The estate tax, also called the death tax, is a tax on transferring assets from a deceased person to their heirs or beneficiaries. One significant component of our current estate tax law is the sunset provision, which implies that specific policies within the law have a set expiration date after which they cease to exist. The impending estate tax sunset on December 31st. 2025, may significantly impact high-net-worth individuals transferring their estate to heirs and those who inherit these assets.
In this article, we review the current estate tax exemption, the step-up basis rule, and how proactive estate planning and the implementation of strategies may help lighten the tax burden on heirs.
Today’s Federal estate tax exemption
Currently, the estate tax exemption limit in the U.S. is $13.61 million per benefactor, implying that any estate valued less than this amount will most likely not be subjected to federal estate tax. Nonetheless, these parameters are subject to change following the sunset provision, which will expire at the end of 2025.
As the sunset date approaches, the federal estate tax exemption could be decreased by nearly half. This reduction would mean more estates fall into the taxable category, substantially impacting heirs. Investors who initially thought their estate or heirs would not be liable to pay the estate tax due to the value under the exemption threshold may need to reevaluate their estate plan due to the lower limit.
Though the exact changes following the sunset provision are subject to legislative decisions, being prepared for different scenarios may help investors better preserve their investments and their heirs’ inheritances from adverse tax consequences.
The stepped-up basis rule
Another aspect of the estate tax sunset that could impact investors relates to the step-up basis rule. Under the current law, when an investor inherits an asset, its cost basis is adjusted (stepped up) to the market value at the time of the previous owner's death. It allows the inheriting investor to sell the asset immediately without incurring capital gains taxes or to hold onto the asset with a managed potential future tax liability.
Eliminating or modifying the stepped-up basis rule could result in higher capital gains taxes for heirs inheriting assets. In such cases, the inherited assets' cost basis would remain the same as when initially purchased by the original owner, leading to higher capital gains when these assets are sold.
Proactive estate planning needed
The uncertainty surrounding these impending changes urges investors to consider proactive estate planning strategies; some examples include:
· Intervivos gifts—Intervivos gifts are the transfers of assets made during the giver's lifetime. Such gifts can strategically help manage an estate's value to fall within the exemption limit.
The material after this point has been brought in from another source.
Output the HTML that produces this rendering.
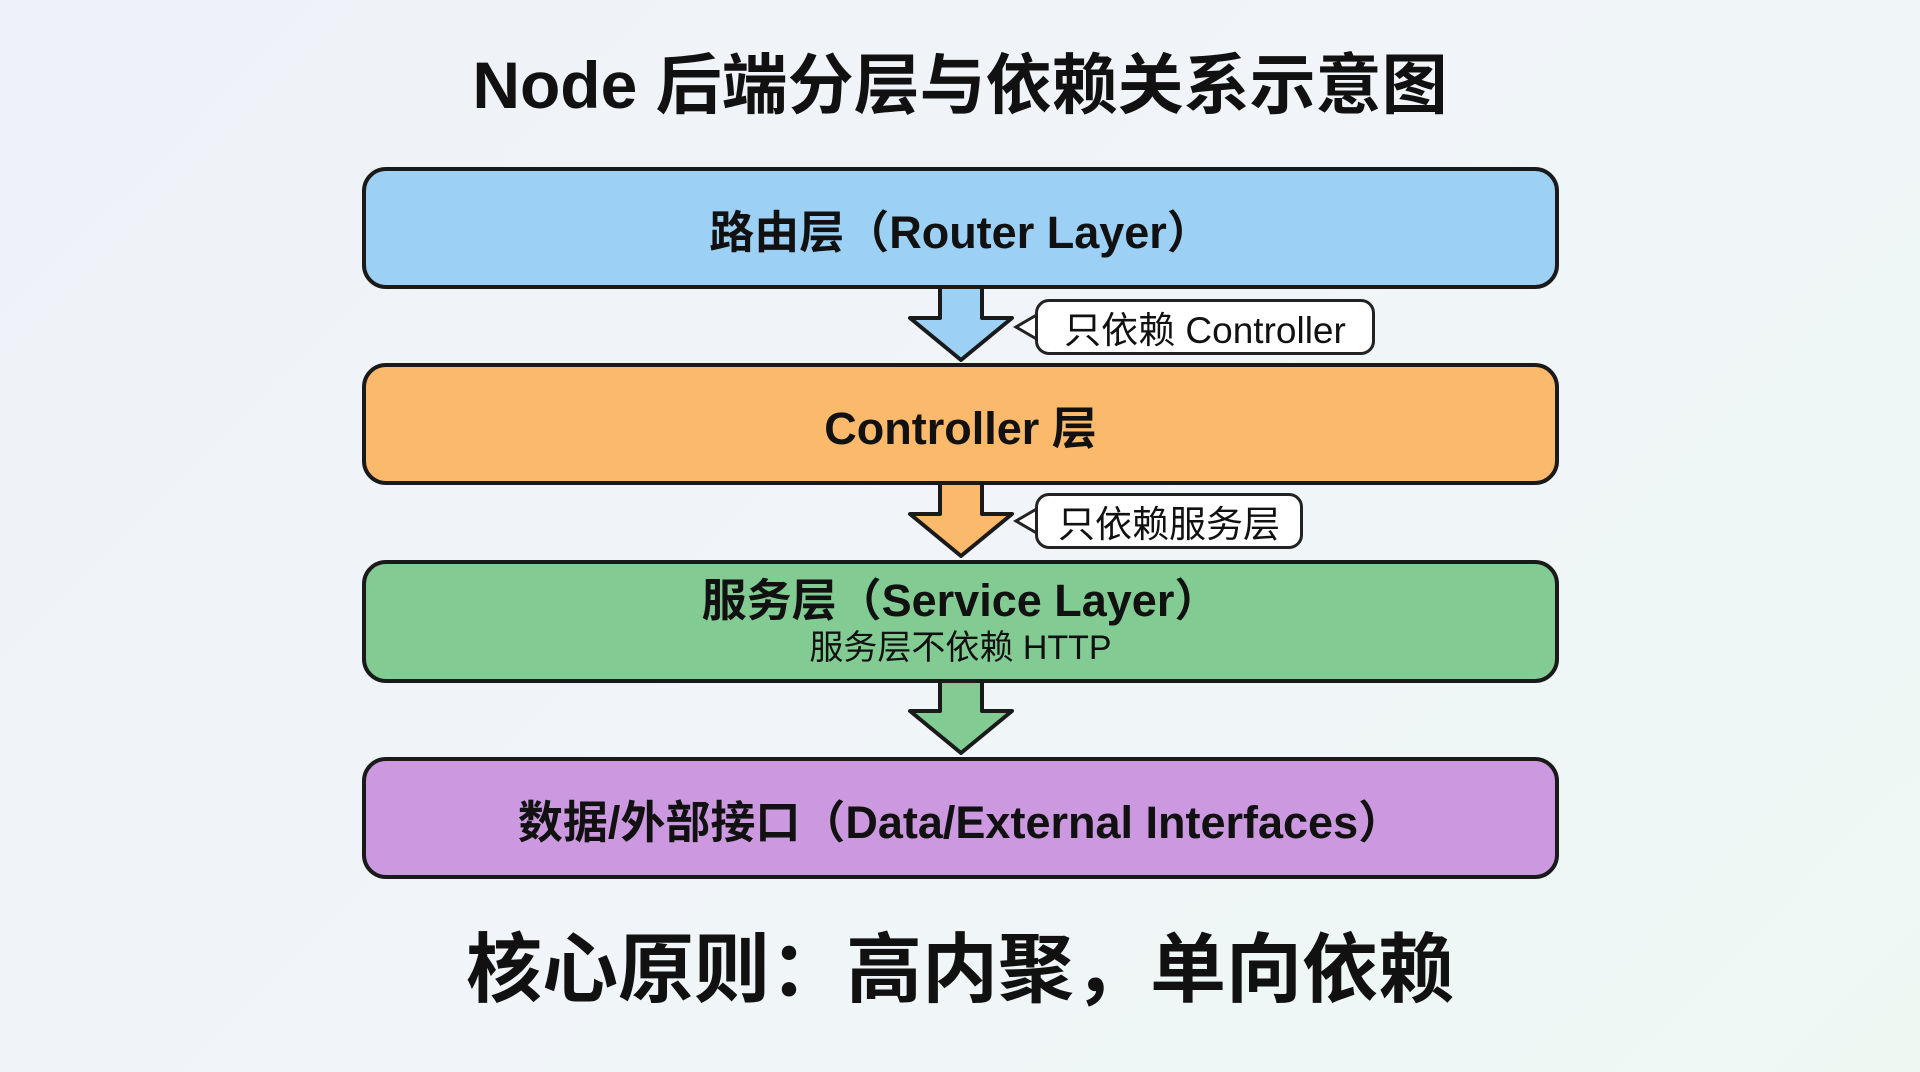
<!DOCTYPE html>
<html><head><meta charset="utf-8"><style>
body{margin:0;width:1920px;height:1072px;overflow:hidden;background:linear-gradient(135deg,#eef2f8 0%,#f1f5f9 50%,#edf8f3 100%);font-family:"Liberation Sans","Noto Sans CJK SC",sans-serif;position:relative;color:#111}
.t{position:absolute;left:0;width:1920px;text-align:center;font-weight:bold}
.box{position:absolute;left:362px;width:1197px;border:4px solid #1a1a1a;border-radius:24px;display:flex;flex-direction:column;align-items:center;justify-content:center;font-weight:bold;font-size:45px;box-sizing:border-box}
.call{position:absolute;border:3px solid #222;border-radius:14px;background:#fff;font-size:37px;display:flex;align-items:center;justify-content:center;box-sizing:border-box}
</style></head><body>
<div class="t" style="top:32px;font-size:66px">Node 后端分层与依赖关系示意图</div>
<svg width="1920" height="1072" style="position:absolute;left:0;top:0">
<g stroke="#1a1a1a" stroke-width="4" stroke-linejoin="round">
<polygon points="940,286 982,286 982,318 1012,318 961,360 910,318 940,318" fill="#9dd0f5"/>
<polygon points="940,482 982,482 982,514 1012,514 961,556 910,514 940,514" fill="#fbb96b"/>
<polygon points="940,679 982,679 982,711 1012,711 961,753 910,711 940,711" fill="#82cc93"/>
</g>
</svg>
<div class="box" style="top:167px;height:122px;background:#9dd0f5">路由层（Router Layer）</div>
<div class="box" style="top:363px;height:122px;background:#fbb96b">Controller 层</div>
<div class="box" style="top:560px;height:123px;background:#82cc93;line-height:1.2"><div>服务层（Service Layer）</div><div style="font-size:34px;font-weight:normal">服务层不依赖 HTTP</div></div>
<div class="box" style="top:757px;height:122px;background:#cc99e0">数据/外部接口（Data/External Interfaces）</div>
<svg width="1920" height="1072" style="position:absolute;left:0;top:0">
<polyline points="1040,313 1016,327 1040,341" fill="#fff" stroke="#222" stroke-width="3"/>
<polyline points="1040,507 1016,521 1040,535" fill="#fff" stroke="#222" stroke-width="3"/>
</svg>
<div class="call" style="left:1035px;top:299px;width:340px;height:56px">只依赖 Controller</div>
<div class="call" style="left:1035px;top:493px;width:268px;height:56px">只依赖服务层</div>
<div class="t" style="top:908px;font-size:76px">核心原则：高内聚，单向依赖</div>
</body></html>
· Life Insurance Trusts (LITs)— A life insurance trust (LIT) is a legal agreement that allows a third party to manage a life insurance policy's death benefit and help mitigate the tax liability to heirs on assets held in the trust. Trusts can help control how and when assets are distributed to beneficiaries, offering protection against future estate tax changes.
The sunset of the estate tax may also impact investment strategies. If the estate tax reverts to its old rules, more estates may be subject to the tax, encouraging investors to consider tax-efficient investing more seriously. This could lead to increased investments in assets such as dividend-paying stocks, municipal bonds, and real estate properties that provide rental income.
It is essential to remember that the sunset of the Federal estate tax is not a certainty. Future Congresses could decide to extend the increased exemptions or even make them permanent. Alternatively, there could be further restrictions or increases to the estate tax. Given the fluctuating nature of this scenario, it is recommended that investors continually revisit their estate plan with their financial, legal, and tax professionals to ensure it still aligns with their financial goals and wishes.